The benchmark palm oil contract for April delivery on the Bursa Malaysia Derivatives Exchange closed up 39 ringgit or 1.03%, to 3,841 ringgit ($806.42). Palm rebounded with overnight recovery in rival oilseeds, a Kuala Lumpur-based trader said.

“Supportive Malaysian Palm Oil Board January polls showing lower production and endstocks, coupled with a weaker ringgit, also kept palm prices on a positive note.”

Dalian’s most-active soyoil contract edged up 0.03%, while its palm oil contract added 0.99%. Soyoil prices on the Chicago Board of Trade were up 0.97%.

Palm oil is affected by price movements in related oils as they compete for a share of the global vegetable oils market. The ringgit, palm’s currency of trade, fell 0.32% against the dollar, making the commodity less expensive for buyers holding the currency.

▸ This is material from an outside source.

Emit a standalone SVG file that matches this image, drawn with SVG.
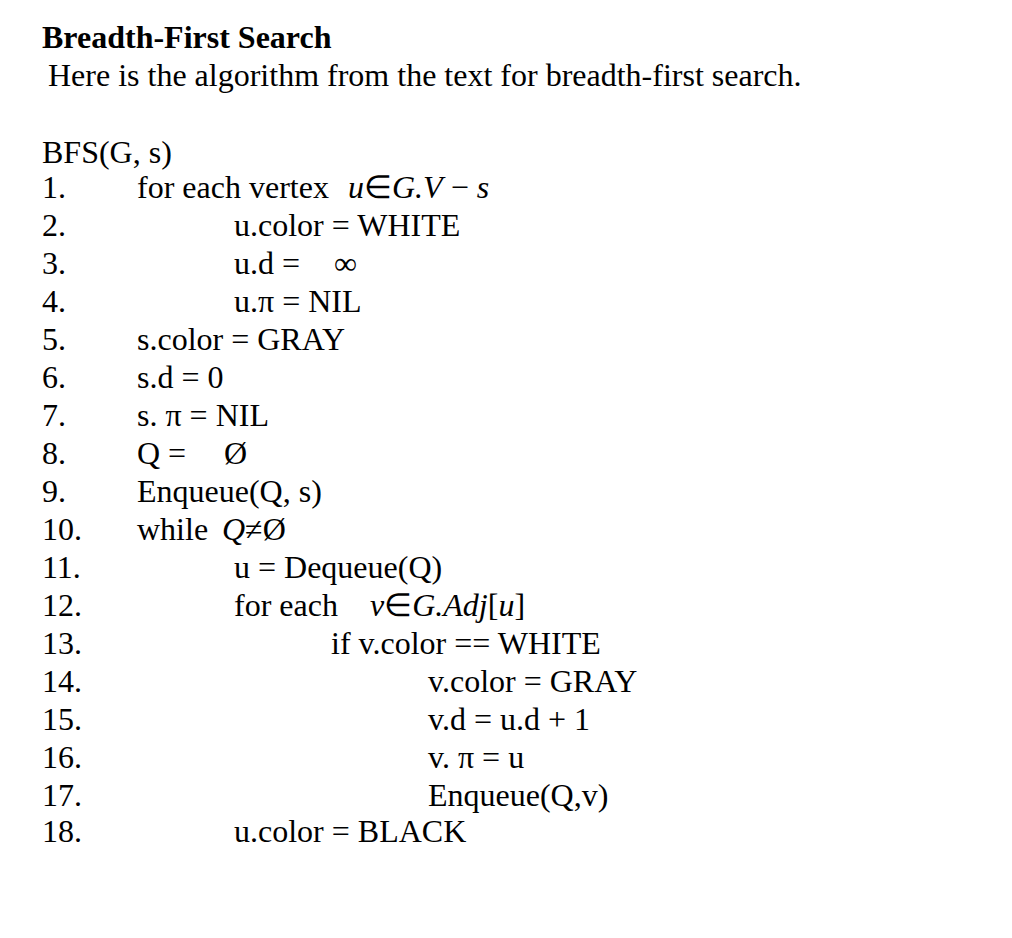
<svg xmlns="http://www.w3.org/2000/svg" width="1012" height="938" viewBox="0 0 1012 938">
<style>
text{font-family:"Liberation Serif",serif;font-size:32px;fill:#000}
.b{font-weight:bold}
.i{font-style:italic}
</style>
<rect width="1012" height="938" fill="#fff"/>
<text class="b" x="42" y="48">Breadth-First Search</text>
<text x="48" y="86">Here is the algorithm from the text for breadth-first search.</text>
<text x="42" y="163">BFS(G, s)</text>
<g>
<text x="42" y="198">1.</text><text x="137" y="198">for each vertex</text><text x="348" y="198"><tspan class="i">u</tspan><tspan>∈</tspan><tspan class="i">G.V</tspan><tspan> − </tspan><tspan class="i">s</tspan></text>
<text x="42" y="236">2.</text><text x="234" y="236">u.color = WHITE</text>
<text x="42" y="274">3.</text><text x="234" y="274">u.d = <tspan x="334">∞</tspan></text>
<text x="42" y="312">4.</text><text x="234" y="312">u.π = NIL</text>
<text x="42" y="350">5.</text><text x="137" y="350">s.color = GRAY</text>
<text x="42" y="388">6.</text><text x="137" y="388">s.d = 0</text>
<text x="42" y="426">7.</text><text x="137" y="426">s. π = NIL</text>
<text x="42" y="464">8.</text><text x="137" y="464">Q = <tspan x="224">Ø</tspan></text>
<text x="42" y="502">9.</text><text x="137" y="502">Enqueue(Q, s)</text>
<text x="42" y="540">10.</text><text x="137" y="540">while <tspan class="i" x="222">Q</tspan><tspan>≠Ø</tspan></text>
<text x="42" y="578">11.</text><text x="234" y="578">u = Dequeue(Q)</text>
<text x="42" y="616">12.</text><text x="234" y="616">for each <tspan class="i" x="370">v</tspan><tspan>∈</tspan><tspan class="i">G.Adj</tspan><tspan>[</tspan><tspan class="i">u</tspan><tspan>]</tspan></text>
<text x="42" y="654">13.</text><text x="331" y="654">if v.color == WHITE</text>
<text x="42" y="692">14.</text><text x="428" y="692">v.color = GRAY</text>
<text x="42" y="730">15.</text><text x="428" y="730">v.d = u.d + 1</text>
<text x="42" y="768">16.</text><text x="428" y="768">v. π = u</text>
<text x="42" y="806">17.</text><text x="428" y="806">Enqueue(Q,v)</text>
<text x="42" y="842">18.</text><text x="234" y="842">u.color = BLACK</text>
</g>
</svg>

Malaysia’s palm oil stocks likely fell for three straight months to the end of January, in line with seasonal low production, a Reuters survey showed on Monday. Palm oil stocks were seen falling to 2.14 million metric tons in January, down 6.62% from December, according to 10 traders, planters and analysts.

Crude palm oil output was seen at 1.37 million tons, an 11.83% decline from the previous month. The Malaysian Palm Oil Board (MPOB) is scheduled to release its monthly data on Feb. 13.

India’s palm oil imports fell to a three-month low in January, as refiners increased buying of soyoil due to negative refining margins for crude palm oil, five dealers told Reuters on Monday.